> _The problem_
Retype the lines from the first one in the records down to the line containing "13.2, 10.5, 16.7];", counting both, and leave out any pictures.

> _Listed records_

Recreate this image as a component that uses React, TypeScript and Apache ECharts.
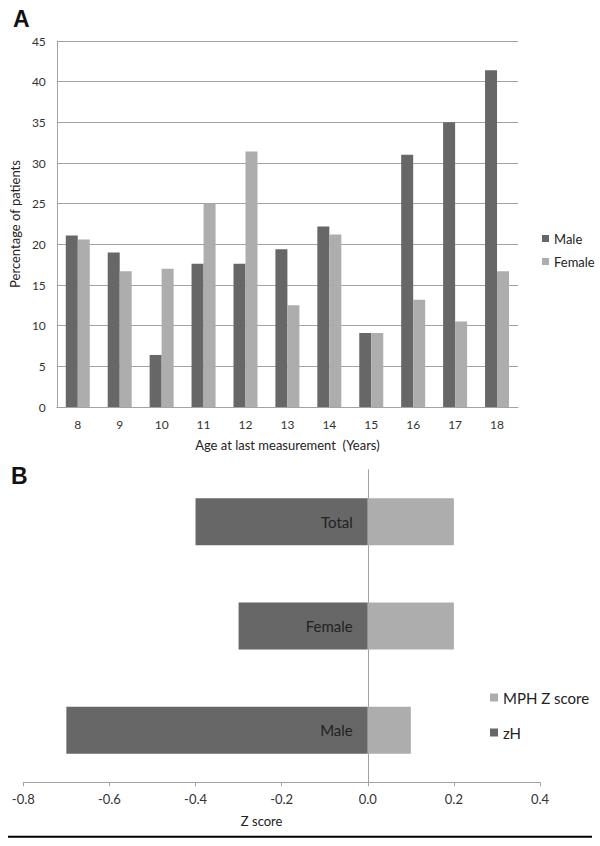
import React, { useEffect, useRef } from "react";
import * as echarts from "echarts";

const ages = ["8", "9", "10", "11", "12", "13", "14", "15", "16", "17", "18"];
const malePct = [21.1, 19.0, 6.4, 17.6, 17.6, 19.4, 22.2, 9.1, 31.0, 35.0, 41.4];
const femalePct = [20.6, 16.7, 17.0, 25.0, 31.4, 12.5, 21.2, 9.1, 13.2, 10.5, 16.7];

const groupsB = ["Male", "Female", "Total"];
const zH = [-0.7, -0.3, -0.4];
const mphZ = [0.1, 0.2, 0.2];

const DARK = "#676767";
const LIGHT = "#adadad";
const GRID = "#a3a3a3";
const FONT = "Lato, 'Open Sans', sans-serif";

export default function App() {
  const ref = useRef<HTMLDivElement>(null);
  useEffect(() => {
    if (!ref.current) return;
    const chart = echarts.init(ref.current, null, { renderer: "svg" });
    chart.setOption({
      animation: false,
      backgroundColor: "#ffffff",
      textStyle: { fontFamily: FONT },
      grid: [
        { left: 54, right: 82, top: 41, bottom: 439, containLabel: false },
        { left: 23.3, right: 60, top: 469.7, bottom: 63.7, containLabel: false },
      ],
      legend: [
        {
          data: ["Male", "Female"],
          orient: "vertical",
          left: 537,
          top: 227,
          itemWidth: 7,
          itemHeight: 7,
          itemGap: 10,
          icon: "rect",
          textStyle: { fontFamily: FONT, fontSize: 13, color: "#222" },
        },
        {
          data: ["MPH Z score", "zH"],
          orient: "vertical",
          left: 485,
          top: 685,
          itemWidth: 8,
          itemHeight: 8,
          itemGap: 20,
          icon: "rect",
          textStyle: { fontFamily: FONT, fontSize: 15, color: "#222" },
        },
      ],
      xAxis: [
        {
          type: "category",
          gridIndex: 0,
          data: ages,
          axisLine: { lineStyle: { color: GRID, width: 1 } },
          axisTick: { show: false },
          axisLabel: { fontFamily: FONT, fontSize: 12, color: "#333", margin: 11 },
          name: "Age at last measurement  (Years)",
          nameLocation: "middle",
          nameGap: 31,
          nameTextStyle: { fontFamily: FONT, fontSize: 13, color: "#222" },
        },
        {
          type: "value",
          gridIndex: 1,
          min: -0.8,
          max: 0.4,
          interval: 0.2,
          axisLine: { show: true, onZero: false, lineStyle: { color: GRID, width: 1 } },
          axisTick: { show: true, length: 4, lineStyle: { color: GRID } },
          splitLine: { show: false },
          axisLabel: {
            fontFamily: FONT,
            fontSize: 13,
            color: "#333",
            margin: 10,
            formatter: (v: number) => v.toFixed(1),
          },
          name: "Z score",
          nameLocation: "middle",
          nameGap: 32,
          nameTextStyle: { fontFamily: FONT, fontSize: 13, color: "#222", padding: [0, 40, 0, 0] },
        },
      ],
      yAxis: [
        {
          type: "value",
          gridIndex: 0,
          min: 0,
          max: 45,
          interval: 5,
          axisLine: { show: true, lineStyle: { color: GRID, width: 1 } },
          axisTick: { show: false },
          splitLine: { lineStyle: { color: GRID, width: 1 } },
          axisLabel: { fontFamily: FONT, fontSize: 12, color: "#333", margin: 11 },
          name: "Percentage of patients",
          nameLocation: "middle",
          nameGap: 32,
          nameTextStyle: { fontFamily: FONT, fontSize: 13, color: "#222" },
        },
        {
          type: "category",
          gridIndex: 1,
          data: groupsB,
          axisLine: { show: true, onZero: true, lineStyle: { color: GRID, width: 1 } },
          axisTick: { show: false },
          axisLabel: { show: false },
          splitLine: { show: false },
        },
      ],
      series: [
        {
          name: "Male",
          type: "bar",
          xAxisIndex: 0,
          yAxisIndex: 0,
          data: malePct,
          barWidth: 12,
          barGap: "0%",
          itemStyle: { color: DARK },
        },
        {
          name: "Female",
          type: "bar",
          xAxisIndex: 0,
          yAxisIndex: 0,
          data: femalePct,
          barWidth: 12,
          barGap: "0%",
          itemStyle: { color: LIGHT },
        },
        {
          name: "zH",
          type: "bar",
          xAxisIndex: 1,
          yAxisIndex: 1,
          data: zH,
          barWidth: 47,
          barGap: "-100%",
          itemStyle: { color: DARK },
          label: {
            show: true,
            position: "insideRight",
            distance: 15,
            formatter: "{b}",
            fontFamily: FONT,
            fontSize: 15,
            color: "#222",
          },
        },
        {
          name: "MPH Z score",
          type: "bar",
          xAxisIndex: 1,
          yAxisIndex: 1,
          data: mphZ,
          barWidth: 47,
          barGap: "-100%",
          itemStyle: { color: LIGHT },
        },
      ],
      graphic: [
        {
          type: "text",
          left: 13,
          top: 7,
          style: { text: "A", fontFamily: "'Liberation Sans', Arial, sans-serif", fontWeight: "bold", fontSize: 23, fill: "#111" },
        },
        {
          type: "text",
          left: 11,
          top: 464,
          style: { text: "B", fontFamily: "'Liberation Sans', Arial, sans-serif", fontWeight: "bold", fontSize: 23, fill: "#111" },
        },
        {
          type: "line",
          shape: { x1: 8, y1: 836.7, x2: 592, y2: 836.7 },
          style: { stroke: "#000", lineWidth: 2 },
        },
      ],
    });
    return () => chart.dispose();
  }, []);
  return (
    <div
      ref={ref}
      style={{ position: "fixed", left: 0, top: 0, width: 600, height: 846 }}
    />
  );
}
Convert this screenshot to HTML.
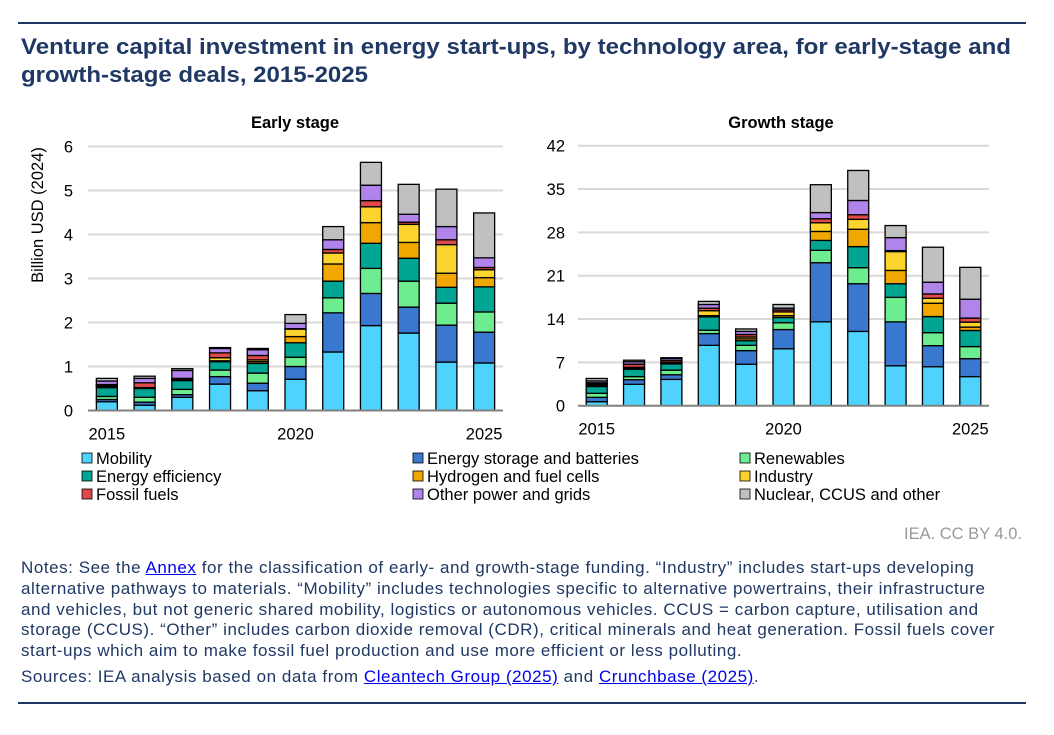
<!DOCTYPE html>
<html><head><meta charset="utf-8"><style>
body{margin:0;background:#fff;width:1054px;height:735px;overflow:hidden;font-family:"Liberation Sans",Arial,sans-serif}
#notes{position:absolute;left:21px;top:558px;font-size:17px;line-height:20.8px;letter-spacing:0.55px;color:#1f3864;white-space:nowrap}
#notes a{color:#0000ee;text-decoration:underline}
</style></head><body>
<svg id="svg" width="1054" height="735" style="position:absolute;left:0;top:0">
<line x1="18" y1="23" x2="1026" y2="23" stroke="#1f3864" stroke-width="2"/>
<text x="21" y="54" font-size="22" font-weight="bold" fill="#1f3864" textLength="990" lengthAdjust="spacingAndGlyphs">Venture capital investment in energy start-ups, by technology area, for early-stage and</text>
<text x="21" y="82" font-size="22" font-weight="bold" fill="#1f3864" textLength="347" lengthAdjust="spacingAndGlyphs">growth-stage deals, 2015-2025</text>
<text x="295" y="128" font-size="16.5" font-weight="bold" text-anchor="middle" fill="#000">Early stage</text>
<text x="781" y="128" font-size="16.5" font-weight="bold" text-anchor="middle" fill="#000">Growth stage</text>
<text transform="translate(43,215) rotate(-90)" font-size="16.5" text-anchor="middle" fill="#000">Billion USD (2024)</text>
<g id="early"></g><g id="growth"></g><g id="legend"></g>
<text x="1022" y="539" font-size="16.5" text-anchor="end" fill="#999">IEA. CC BY 4.0.</text>
<line x1="18" y1="703" x2="1026" y2="703" stroke="#1f3864" stroke-width="2"/>
</svg>
<div id="notes">Notes: See the <a>Annex</a> for the classification of early- and growth-stage funding. “Industry” includes start-ups developing<br>alternative pathways to materials. “Mobility” includes technologies specific to alternative powertrains, their infrastructure<br>and vehicles, but not generic shared mobility, logistics or autonomous vehicles. CCUS = carbon capture, utilisation and<br>storage (CCUS). “Other” includes carbon dioxide removal (CDR), critical minerals and heat generation. Fossil fuels cover<br>start-ups which aim to make fossil fuel production and use more efficient or less polluting.<div style="margin-top:5px">Sources: IEA analysis based on data from <a>Cleantech Group (2025)</a> and <a>Crunchbase (2025)</a>.</div></div>
<script>
const years=[2015,2016,2017,2018,2019,2020,2021,2022,2023,2024,2025];
const seriesNames=["Mobility","Energy storage and batteries","Renewables","Energy efficiency","Hydrogen and fuel cells","Industry","Fossil fuels","Other power and grids","Nuclear, CCUS and other"];
const colors=["#4dd3fd","#3a78d0","#6ded8f","#00a693","#f0a800","#fdd32d","#e0484a","#b084eb","#c0c0c0"];
const earlyTicks=[0,1,2,3,4,5,6];
const growthTicks=[0,7,14,21,28,35,42];
const xTickLabels=["2015","2020","2025"];
// early stage: per series across years
const earlyMobility=[0.2,0.12,0.3,0.6,0.45,0.71,1.33,1.93,1.76,1.1,1.08];
const earlyStorage=[0.05,0.07,0.06,0.17,0.17,0.29,0.89,0.73,0.59,0.84,0.7];
const earlyRenewables=[0.07,0.11,0.12,0.15,0.23,0.21,0.34,0.57,0.59,0.5,0.46];
const earlyEfficiency=[0.2,0.2,0.2,0.19,0.22,0.33,0.38,0.57,0.52,0.36,0.57];
const earlyHydrogen=[0.02,0.01,0.01,0.02,0.04,0.14,0.39,0.47,0.36,0.32,0.21];
const earlyIndustry=[0.02,0.01,0.01,0.07,0.04,0.17,0.25,0.36,0.41,0.65,0.18];
const earlyFossil=[0.03,0.11,0.03,0.11,0.1,0.01,0.08,0.14,0.05,0.11,0.05];
const earlyOther=[0.08,0.1,0.18,0.1,0.13,0.12,0.22,0.35,0.18,0.3,0.22];
const earlyNuclear=[0.06,0.05,0.04,0.02,0.03,0.2,0.3,0.52,0.68,0.85,1.02];
// growth stage
const growthMobility=[0.65,3.45,4.25,9.75,6.7,9.2,13.55,12.0,6.45,6.3,4.7];
const growthStorage=[0.7,0.75,0.75,1.9,2.2,3.1,9.55,7.7,7.1,3.4,2.9];
const growthRenewables=[0.65,0.5,0.75,0.55,0.85,1.1,2.0,2.6,3.95,2.1,1.95];
const growthEfficiency=[1.1,1.2,1.0,2.15,0.75,0.85,1.6,3.4,2.2,2.6,2.6];
const growthHydrogen=[0.2,0.1,0.1,0.2,0.3,0.3,1.45,2.8,2.15,2.15,0.55];
const growthIndustry=[0.2,0.2,0.2,0.8,0.3,0.6,1.4,1.6,3.05,0.8,0.8];
const growthFossil=[0.2,0.5,0.3,0.4,0.4,0.3,0.65,0.75,0.15,0.7,0.65];
const growthOther=[0.3,0.4,0.3,0.6,0.5,0.3,1.0,2.3,2.1,1.9,3.05];
const growthNuclear=[0.4,0.25,0.1,0.5,0.4,0.6,4.5,4.85,1.95,5.65,5.15];
const earlySeries=[earlyMobility,earlyStorage,earlyRenewables,earlyEfficiency,earlyHydrogen,earlyIndustry,earlyFossil,earlyOther,earlyNuclear];
const growthSeries=[growthMobility,growthStorage,growthRenewables,growthEfficiency,growthHydrogen,growthIndustry,growthFossil,growthOther,growthNuclear];
const NS="http://www.w3.org/2000/svg";
function mk(tag,attrs,parent){const e=document.createElementNS(NS,tag);for(const k in attrs)e.setAttribute(k,attrs[k]);parent.appendChild(e);return e;}
function drawPanel(g,series,ticks,x0,x1,y0,y1,labelX,prefix){
  const max=ticks[ticks.length-1];
  const y=v=>y0-(v/max)*(y0-y1);
  const step=(x1-x0)/years.length;
  const xc=i=>x0+step*(i+0.5);
  ticks.forEach(t=>{
    if(t>0){const l=mk('line',{x1:x0,x2:x1,y1:y(t),y2:y(t),stroke:'#d9d9d9','stroke-width':2},g);
    
    }
    const tx=mk('text',{x:labelX,y:y(t)+6,'font-size':16.5,'text-anchor':'end',fill:'#000'},g);
    tx.textContent=t;
    
    
  });
  years.forEach((yr,i)=>{
    let acc=0;
    series.forEach((s,k)=>{
      const v=s[i];
      const r=mk('rect',{x:xc(i)-10.5,y:y(acc+v),width:21,height:Math.max(0,y(acc)-y(acc+v)),fill:colors[k],stroke:'#000','stroke-width':1.3},g);
      
      
      acc+=v;
    });
  });
  const ax=mk('line',{x1:x0,x2:x1,y1:y0,y2:y0,stroke:'#808080','stroke-width':2},g);
  
  
  [0,5,10].forEach((i,j)=>{
    const t=mk('text',{x:xc(i),y:y0+29,'font-size':16.5,'text-anchor':'middle',fill:'#000'},g);
    t.textContent=xTickLabels[j];
    
    
  });
}
drawPanel(document.getElementById('early'),earlySeries,earlyTicks,88,503,410.5,146.5,73,'early');
drawPanel(document.getElementById('growth'),growthSeries,growthTicks,578,989,405.7,145.7,565,'growth');
const lg=document.getElementById('legend');
const lx=[82,413,740],ly=[458,476,494];
seriesNames.forEach((n,i)=>{
  const cx=lx[i%3],cy=ly[Math.floor(i/3)];
  const r=mk('rect',{x:cx,y:cy-5,width:10,height:10,fill:colors[i],stroke:'#000','stroke-width':0.8},lg);
  
  
  const t=mk('text',{x:cx+14,y:cy+6,'font-size':16.5,fill:'#000'},lg);
  t.textContent=n;
  
  
});
</script>
</body></html>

> _Output for this exercise_
Recreate this image as a component that uses React, TypeScript and Apache ECharts.
import React, { useEffect, useRef } from "react";
import * as echarts from "echarts";

const ages = ["8", "9", "10", "11", "12", "13", "14", "15", "16", "17", "18"];
const malePct = [21.1, 19.0, 6.4, 17.6, 17.6, 19.4, 22.2, 9.1, 31.0, 35.0, 41.4];
const femalePct = [20.6, 16.7, 17.0, 25.0, 31.4, 12.5, 21.2, 9.1, 13.2, 10.5, 16.7];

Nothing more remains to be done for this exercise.